On the table at last night's meeting were issues ranging from finding a replacement for Mr Grasso to consideration of a proposal from the chief executive of Goldman Sachs, Henry Paulson, for sweeping reform of the board's membership to remove all directors drawn from the financial services industry, including himself.

Meanwhile, the shock at Mr Grasso's sudden ejection, triggered by outrage at a pay package worth $140m (£88m), had hardly subsided. One board director, Mel Karmazin, the president of Viacom, offered to resign from the board while speaking up in support of Mr Grasso, including his pay package. He voted against Mr Grasso departing.

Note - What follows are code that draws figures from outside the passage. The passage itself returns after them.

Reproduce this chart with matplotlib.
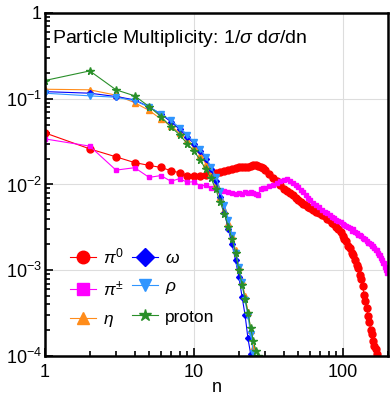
import matplotlib
matplotlib.use("Agg")
import matplotlib.pyplot as plt
from matplotlib.ticker import FixedLocator, FixedFormatter, LogLocator, NullFormatter

plt.rcParams['font.family'] = ['Liberation Sans', 'DejaVu Sans']
plt.rcParams['mathtext.fontset'] = 'custom'
plt.rcParams['mathtext.rm'] = 'Liberation Sans'
plt.rcParams['mathtext.it'] = 'Liberation Sans:italic'

# multiplicity values n
n_pi = list(range(1, 31)) + list(range(32, 61, 2)) + list(range(63, 172, 3))
n_pic = list(range(1, 31)) + list(range(32, 61, 2)) + list(range(63, 199, 3))
n_eta = list(range(1, 26))
n_omega = list(range(1, 25))
n_rho = list(range(1, 26))
n_proton = list(range(1, 28))

pi0 = [0.040, 0.026, 0.021, 0.018, 0.0167, 0.0158, 0.0145, 0.0137, 0.0124, 0.0126,
       0.0125, 0.0128, 0.0131, 0.0135, 0.0138, 0.0142, 0.0146, 0.0150, 0.0155, 0.0160,
       0.0161, 0.0158, 0.0162, 0.0165, 0.0167, 0.0168, 0.0164, 0.0160, 0.0154, 0.0147,
       0.0131, 0.0120, 0.0109, 0.0098, 0.0089, 0.0084, 0.0079, 0.0075, 0.0070, 0.0066,
       0.0063, 0.0060, 0.0057, 0.0055, 0.0053,
       0.0050, 0.0048, 0.0046, 0.0044, 0.0043, 0.0040, 0.0039, 0.0036, 0.0035, 0.0032,
       0.0030, 0.0028, 0.0025, 0.0023, 0.0022, 0.0019, 0.0018, 0.0016, 0.0015, 0.0013,
       0.00115, 0.00105, 0.00088, 0.00080, 0.00066, 0.00052, 0.00044, 0.00036, 0.00029, 0.00025,
       0.00020, 0.00018, 0.00015, 0.00013, 0.00012, 0.000105, 0.000092]

pic = [0.034, 0.028, 0.0147, 0.0157, 0.0121, 0.0127, 0.0109, 0.0117, 0.0106, 0.0108,
       0.0096, 0.0098, 0.0092, 0.0090, 0.0085, 0.0083, 0.0081, 0.0080, 0.0078, 0.0079,
       0.0078, 0.0081, 0.0080, 0.0082, 0.0079, 0.0078, 0.0075, 0.0088, 0.0090, 0.0092,
       0.0095, 0.0099, 0.0105, 0.0110, 0.0114, 0.0115, 0.0110, 0.0104, 0.0099, 0.0094,
       0.0087, 0.0081, 0.0075, 0.0070, 0.0066,
       0.0061, 0.0057, 0.0054, 0.0051, 0.0048, 0.0046, 0.0044, 0.0042, 0.0041, 0.0039,
       0.0038, 0.0037, 0.0035, 0.0034, 0.0033, 0.0032, 0.0031, 0.0029, 0.0030, 0.0028,
       0.0027, 0.0026, 0.0026, 0.0025, 0.0024, 0.0023, 0.0023, 0.0022, 0.0021, 0.0021,
       0.0020, 0.0019, 0.0019, 0.0018, 0.0017, 0.0017, 0.0016, 0.0015, 0.0015, 0.0014,
       0.0013, 0.0012, 0.0012, 0.0011, 0.00100, 0.00093]

eta = [0.129, 0.127, 0.110, 0.090, 0.073, 0.058, 0.048, 0.040, 0.033, 0.027,
       0.022, 0.0175, 0.0135, 0.0100, 0.0072, 0.0051, 0.0036, 0.0025, 0.0017, 0.0011,
       0.00074, 0.00050, 0.00033, 0.00020, 0.000125]

omega = [0.121, 0.116, 0.106, 0.097, 0.080, 0.066, 0.054, 0.044, 0.036, 0.030,
         0.0246, 0.0199, 0.0150, 0.0110, 0.0072, 0.0047, 0.0030, 0.0020, 0.0013, 0.00083,
         0.00049, 0.00030, 0.00016, 0.000105]

rho = [0.116, 0.108, 0.104, 0.095, 0.080, 0.067, 0.056, 0.046, 0.038, 0.031,
       0.026, 0.021, 0.016, 0.0122, 0.0085, 0.0058, 0.0039, 0.0026, 0.0016, 0.0011,
       0.00072, 0.00045, 0.00029, 0.00018, 0.000108]

proton = [0.163, 0.211, 0.127, 0.108, 0.081, 0.062, 0.047, 0.038, 0.030, 0.0245,
          0.0193, 0.0150, 0.0118, 0.0088, 0.0062, 0.0045, 0.0032, 0.0023, 0.0016, 0.0010,
          0.00068, 0.00046, 0.00032, 0.00021, 0.00015, 0.000115, 0.000100]

fig = plt.figure(figsize=(3.9, 4.05), dpi=100)
ax = fig.add_axes([0.115, 0.121, 0.880, 0.847])

ax.plot(n_pi, pi0, '-o', color='#ff0000', lw=0.8, ms=5, label=r'$\pi^0$')
ax.plot(n_pic, pic, '-s', color='#ff00ff', lw=0.8, ms=3.5, label=r'$\pi^{\pm}$')
ax.plot(n_eta, eta, '-^', color='#ff8c1a', lw=0.8, ms=4, label=r'$\eta$')
ax.plot(n_omega, omega, '-D', color='#0000ff', lw=0.8, ms=3, label=r'$\omega$')
ax.plot(n_rho, rho, '-v', color='#2f95ff', lw=0.8, ms=4, label=r'$\rho$')
ax.plot(n_proton, proton, '-*', color='#2a8f2a', lw=0.8, ms=5.5, label='proton')

ax.set_xscale('log')
ax.set_yscale('log')
ax.set_xlim(1, 200)
ax.set_ylim(1e-4, 1)

ax.xaxis.set_major_locator(FixedLocator([1, 10, 100]))
ax.xaxis.set_major_formatter(FixedFormatter(['1', '10', '100']))
ax.xaxis.set_minor_locator(LogLocator(base=10, subs=range(2, 10)))
ax.xaxis.set_minor_formatter(NullFormatter())
ax.yaxis.set_major_locator(FixedLocator([1e-4, 1e-3, 1e-2, 1e-1, 1]))
ax.yaxis.set_major_formatter(FixedFormatter([r'$10^{-4}$', r'$10^{-3}$', r'$10^{-2}$', r'$10^{-1}$', '1']))
ax.yaxis.set_minor_locator(LogLocator(base=10, subs=range(2, 10)))
ax.yaxis.set_minor_formatter(NullFormatter())

ax.tick_params(which='both', direction='in', top=False, right=False, labelsize=13, width=1.2)
ax.tick_params(which='major', length=6)
ax.tick_params(which='minor', length=3.5)
ax.tick_params(axis='y', which='major', pad=2)
ax.tick_params(axis='x', which='major', pad=6)
ax.grid(True, which='major', color='#dddddd', lw=0.8)
ax.set_axisbelow(True)
for s in ax.spines.values():
    s.set_linewidth(1.8)

ax.set_xlabel('n', fontsize=13, labelpad=-2)
ax.text(0.02, 0.955, r'Particle Multiplicity: 1/$\sigma$ d$\sigma$/dn', transform=ax.transAxes,
        fontsize=14, va='top', ha='left')

leg = ax.legend(ncol=2, loc='upper left', bbox_to_anchor=(0.047, 0.345), frameon=False,
                fontsize=12.5, handlelength=1.5, handletextpad=0.4, columnspacing=0.5,
                labelspacing=0.75, borderpad=0)
for h in leg.legend_handles:
    h.set_markersize(9)

plt.savefig('out.png', dpi=100)
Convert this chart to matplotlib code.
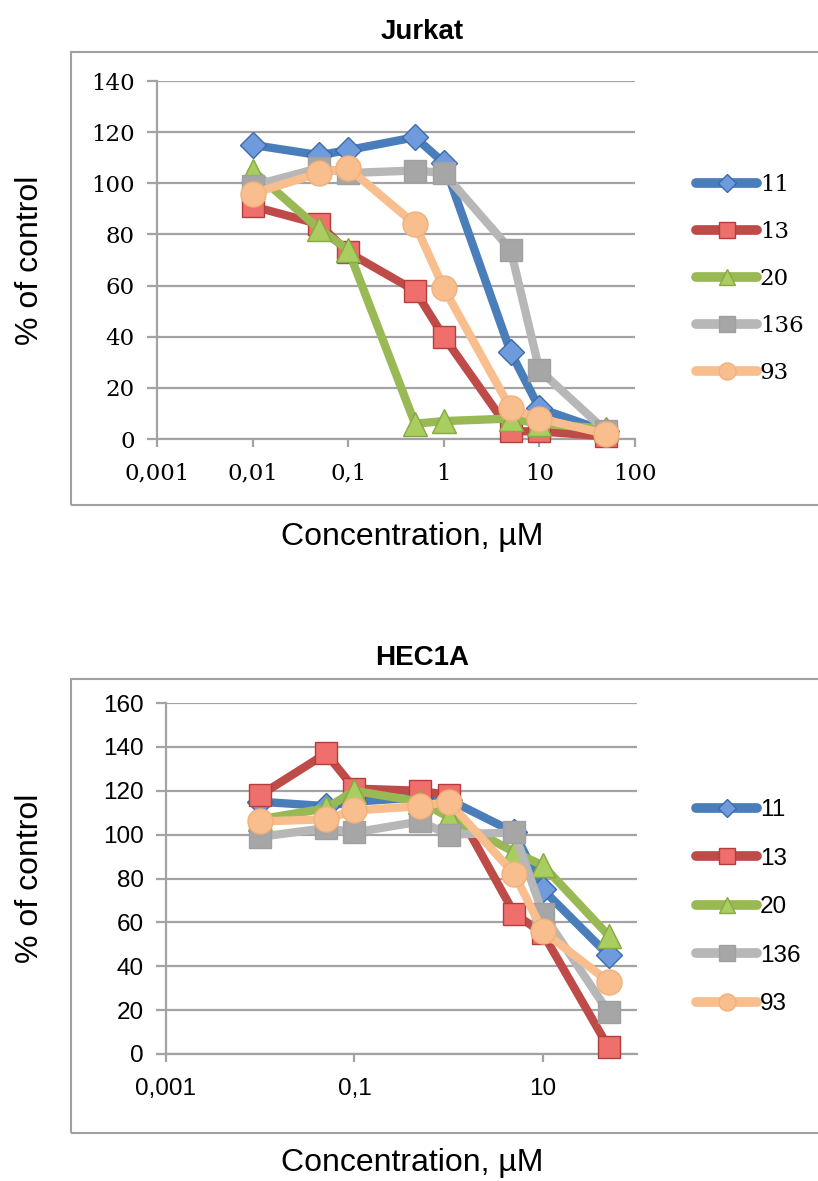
import matplotlib
matplotlib.use('Agg')
import matplotlib.pyplot as plt
from matplotlib.patches import Rectangle
from matplotlib.ticker import FixedLocator, NullLocator

conc = [0.01, 0.05, 0.1, 0.5, 1, 5, 10, 50]
series_names = ['11', '13', '20', '136', '93']

jurkat_11 = [115, 111, 113, 118, 108, 34, 12, 3]
jurkat_13 = [91, 84, 73, 58, 40, 3, 3, 1]
jurkat_20 = [105, 82, 74, 6, 7, 8, 6, 4]
jurkat_136 = [99, 106, 104, 105, 104, 74, 27, 3]
jurkat_93 = [96, 104, 106, 84, 59, 12, 8, 2]

hec_11 = [115, 113, 115, 117, 116, 101, 75, 45]
hec_13 = [118, 137, 121, 120, 118, 64, 55, 3]
hec_20 = [107, 112, 120, 115, 108, 92, 86, 54]
hec_136 = [99, 103, 101, 106, 100, 101, 64, 19]
hec_93 = [106, 107, 111, 113, 115, 82, 56, 33]

jurkat_xticks = [0.001, 0.01, 0.1, 1, 10, 100]
jurkat_xlabels = ['0,001', '0,01', '0,1', '1', '10', '100']
jurkat_yticks = [0, 20, 40, 60, 80, 100, 120, 140]
hec_xticks = [0.001, 0.1, 10]
hec_xlabels = ['0,001', '0,1', '10']
hec_yticks = [0, 20, 40, 60, 80, 100, 120, 140, 160]

# line colour, marker, marker fill, marker edge, marker size
styles = [
    ('#4A7EBB', 'D', '#6F9BDC', '#3C6BAA', 13),
    ('#BE4B48', 's', '#EE6F6C', '#B33E3B', 16),
    ('#98B954', '^', '#A9CD5F', '#87A844', 17),
    ('#B7B7B7', 's', '#A6A6A6', '#A0A0A0', 16),
    ('#F9BE8D', 'o', '#F9BE8D', '#F1B07C', 18),
]

GRID = '#A3A3A3'

fig = plt.figure(figsize=(8.18, 11.81), dpi=100)
W, H = 818, 1181


def frac(x0, y0, x1, y1):
    # pixel box (top-left origin) -> figure fraction rect
    return [x0 / W, 1 - y1 / H, (x1 - x0) / W, (y1 - y0) / H]


def draw_panel(rect, box, data, ymax, xticks, xlabels, yticks, tick_font,
               tick_size, title, title_y, xlabel_y, legend_top, leg_space):
    fig.add_artist(Rectangle((box[0] / W, 1 - box[3] / H),
                             (box[2] - box[0]) / W, (box[3] - box[1]) / H,
                             transform=fig.transFigure, fill=False,
                             edgecolor='#A0A0A0', linewidth=1.5))
    ax = fig.add_axes(frac(*rect))
    ax.set_xscale('log')
    ax.set_xlim(0.001, 100)
    ax.set_ylim(0, ymax)

    handles = []
    for i, (vals, name) in enumerate(zip(data, series_names)):
        lc, mk, mf, me, ms = styles[i]
        ln, = ax.plot(conc, vals, color=lc, linewidth=6, marker=mk,
                      markersize=ms, markerfacecolor=mf, markeredgecolor=me,
                      markeredgewidth=1, label=name, zorder=3 + i,
                      solid_joinstyle='round', clip_on=False)
        handles.append(ln)

    ax.xaxis.set_major_locator(FixedLocator(xticks))
    ax.xaxis.set_minor_locator(NullLocator())
    ax.set_xticklabels(xlabels)
    ax.set_yticks(yticks)
    ax.set_yticklabels([str(v) for v in yticks])
    ax.yaxis.grid(True, color=GRID, linewidth=1.6)
    ax.set_axisbelow(True)
    for s in ['top', 'right']:
        ax.spines[s].set_visible(False)
    for s in ['left', 'bottom']:
        ax.spines[s].set_color(GRID)
        ax.spines[s].set_linewidth(1.6)
    ax.tick_params(axis='y', length=7, width=1.6, color=GRID, pad=9)
    ax.tick_params(axis='x', length=6, width=1.6, color=GRID, pad=11)
    for lab in ax.get_xticklabels() + ax.get_yticklabels():
        lab.set_fontfamily(tick_font)
        lab.set_fontsize(tick_size)

    fig.text(422 / W, 1 - title_y / H, title, ha='center', va='center',
             fontsize=20, fontweight='bold', family='Liberation Sans')
    ycen = 1 - (rect[1] + rect[3]) / 2 / H
    fig.text(30 / W, ycen, '% of control', rotation=90, ha='center',
             va='center', fontsize=23, family='Liberation Sans')
    fig.text(412 / W, 1 - xlabel_y / H, 'Concentration, µM', ha='center',
             va='center', fontsize=23, family='Liberation Sans')

    leg = fig.legend(handles=handles, loc='upper left',
                     bbox_to_anchor=(696 / W, 1 - legend_top / H),
                     frameon=False, borderpad=0, borderaxespad=0,
                     handlelength=44 / tick_size, handletextpad=0.12,
                     labelspacing=leg_space,
                     prop={'family': tick_font, 'size': tick_size})
    for h, st in zip(leg.legend_handles, styles):
        h.set_markersize(st[4] * 0.68)
        h.set_linewidth(7)
        h.set_solid_capstyle('round')
    return ax


draw_panel((157, 81, 635, 439), (71, 52, 830, 505),
           [jurkat_11, jurkat_13, jurkat_20, jurkat_136, jurkat_93], 140,
           jurkat_xticks, jurkat_xlabels, jurkat_yticks, 'DejaVu Serif', 16.5,
           'Jurkat', 32, 537, 174, 1.09)

draw_panel((166, 703, 637, 1054), (71, 679, 830, 1133),
           [hec_11, hec_13, hec_20, hec_136, hec_93], 160,
           hec_xticks, hec_xlabels, hec_yticks, 'Liberation Sans', 17.5,
           'HEC1A', 658, 1163, 799, 1.09)

fig.savefig('out.png', dpi=100)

The task of finding a successor was becoming every more chaotic, amid reports that as many as five potential candidates had declined to accept the post. Those who had already turned down offers by the board included the Silicon Valley lawyer Larry Sonsini and Herbert Allison, chief executive of the financial group TIAA-CREF.

Several prominent names being floated as possibilities to take the helm at the exchange ranged from the legendary investor Warren Buffett to the former US Treasury Secretary Robert Rubin. However, the board was also expected to consider separating the positions of chairman and chief executive.

Mr Paulson was said to be pushing his plan to remove from the board all representatives of Wall Street as the only way to answer conflict-of-interest concerns. Critics charge as unethical the current arrangement where board members from Wall Street, whose businesses are partly regulated by the NYSE, are also responsible for setting pay levels of those that lead the exchange. Presently securities firms represent 12 of the board's 27 members.

The failure of the board to have a successor in place brought new expressions of outrage. "It's absolutely stunning that they would be so ill-prepared," thundered Jeffrey Sonnenfeld, associate dean at the Yale School of Management. "It is a basic tenet - that you have to have a succession plan."

Not everyone seemed happy that Mr Grasso was gone. Mr Karmazin, who was in Britain attending the Royal Television Society conference in Cambridge, called him a "terrific leader". He went on: "Do I think the NYSE would be better run without Dick? No."